Now as money/liquidity circulates in an economy, it tends to flow from consumers to producers and sellers of goods and services.  Thus, those who are in business and finance gain a disproportionate share of the money/liquidity in circulation.  Those who have assets see the nominal value of those assets rise with the growth of money/liquidity.  They can borrow against those assets and thus, grab hold of more money with which to invest.

The Wall Street Journal just reported that interest rates on 30-year bonds issued by the U.S. government rose to 4.55%, the highest rate since 2011.  The yield on 10-year debt obligations of the U.S. government is now 4.479%, the highest rate since 2007.

We can ask with the Roman Judge Lucius Cassius: “Cui bono?” – “Who benefits?”
Not poor inner-city families living in subsidized apartments and on welfare.  Not the middle class paying more for gasoline with declining real incomes.

The total debt to be paid by the U.S. government is now $33 trillion.
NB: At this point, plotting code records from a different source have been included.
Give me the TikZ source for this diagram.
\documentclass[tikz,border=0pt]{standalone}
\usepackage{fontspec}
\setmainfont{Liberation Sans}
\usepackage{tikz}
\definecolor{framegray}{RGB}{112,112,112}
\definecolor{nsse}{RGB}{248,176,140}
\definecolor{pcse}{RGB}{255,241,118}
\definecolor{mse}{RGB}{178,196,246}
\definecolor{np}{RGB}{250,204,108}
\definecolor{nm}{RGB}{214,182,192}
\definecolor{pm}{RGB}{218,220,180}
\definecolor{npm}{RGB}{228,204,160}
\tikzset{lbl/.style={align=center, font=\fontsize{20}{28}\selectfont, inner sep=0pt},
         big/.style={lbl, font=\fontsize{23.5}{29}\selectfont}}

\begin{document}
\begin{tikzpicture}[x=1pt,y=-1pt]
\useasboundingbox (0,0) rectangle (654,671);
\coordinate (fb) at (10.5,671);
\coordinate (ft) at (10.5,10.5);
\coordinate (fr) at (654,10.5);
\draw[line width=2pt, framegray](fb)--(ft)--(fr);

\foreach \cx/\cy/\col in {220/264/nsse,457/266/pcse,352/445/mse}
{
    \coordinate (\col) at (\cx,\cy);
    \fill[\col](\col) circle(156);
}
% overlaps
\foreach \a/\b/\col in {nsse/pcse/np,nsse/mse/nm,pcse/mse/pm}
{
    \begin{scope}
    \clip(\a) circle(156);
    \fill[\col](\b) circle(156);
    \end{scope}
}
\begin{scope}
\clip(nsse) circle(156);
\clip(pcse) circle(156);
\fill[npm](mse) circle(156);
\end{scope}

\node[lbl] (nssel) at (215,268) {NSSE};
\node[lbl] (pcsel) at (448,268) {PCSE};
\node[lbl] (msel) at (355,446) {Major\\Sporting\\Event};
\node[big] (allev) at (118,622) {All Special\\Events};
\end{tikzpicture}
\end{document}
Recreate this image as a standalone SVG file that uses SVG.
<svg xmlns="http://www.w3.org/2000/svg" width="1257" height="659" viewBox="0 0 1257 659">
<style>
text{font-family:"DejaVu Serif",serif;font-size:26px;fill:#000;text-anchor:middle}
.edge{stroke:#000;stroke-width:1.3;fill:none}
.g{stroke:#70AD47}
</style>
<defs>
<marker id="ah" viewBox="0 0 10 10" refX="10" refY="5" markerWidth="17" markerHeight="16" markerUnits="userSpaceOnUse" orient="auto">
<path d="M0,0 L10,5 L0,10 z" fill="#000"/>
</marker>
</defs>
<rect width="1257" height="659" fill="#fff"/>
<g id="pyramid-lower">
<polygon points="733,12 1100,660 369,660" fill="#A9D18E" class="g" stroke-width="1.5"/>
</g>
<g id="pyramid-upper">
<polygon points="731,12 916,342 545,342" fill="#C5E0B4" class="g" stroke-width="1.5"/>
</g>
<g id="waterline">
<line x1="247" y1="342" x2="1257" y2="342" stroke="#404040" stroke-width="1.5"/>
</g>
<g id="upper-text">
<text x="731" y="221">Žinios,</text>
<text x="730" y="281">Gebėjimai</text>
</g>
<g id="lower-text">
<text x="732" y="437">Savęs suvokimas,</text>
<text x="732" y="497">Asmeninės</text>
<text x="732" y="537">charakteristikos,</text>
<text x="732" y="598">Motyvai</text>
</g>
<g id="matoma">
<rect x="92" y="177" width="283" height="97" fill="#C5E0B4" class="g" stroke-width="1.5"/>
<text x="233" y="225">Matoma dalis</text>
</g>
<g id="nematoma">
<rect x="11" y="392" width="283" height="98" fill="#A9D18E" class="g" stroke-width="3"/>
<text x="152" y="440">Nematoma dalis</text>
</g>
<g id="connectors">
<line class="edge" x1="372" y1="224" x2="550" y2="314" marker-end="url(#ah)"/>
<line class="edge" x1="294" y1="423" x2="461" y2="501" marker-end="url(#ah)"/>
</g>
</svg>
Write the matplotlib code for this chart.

That is a lot of liquidity sloshing around.  The bigger the government debt and the higher the interest rate, the more cash the government must come up with to pay interest and then retire the principal.  The payment obligations increase the government’s annual budget.  Since tax revenues are not enough to pay all of such budget increases, the government will run deficits – government money going out as expenditures to fuel more inflation – with more debt accumulating for higher outlays down the road.  A doom loop?

And private sector capitalism is responsible for this?

Inflation is not the only way in which money can cause disequilibrium in capitalism, interfering with its ability to optimize the production of both private and public goods.  Both debt and asset bubbles, which frequently are interlocking, divert capitalism into misapplication of investment and misuse of wealth.  Too much debt – too much borrowed cash in hand – coupled with too little prospect of repayment, leads to enterprise collapse or personal loss of assets.

Too much money, often borrowed, spent on assets with the hope (often illusory – “irrational exuberance”) of appreciation in asset value in the minds of potential purchasers raises the market price of assets above what long-term demand will support.  At some point, short-term demand evaporates, as long-term demand sets market prices.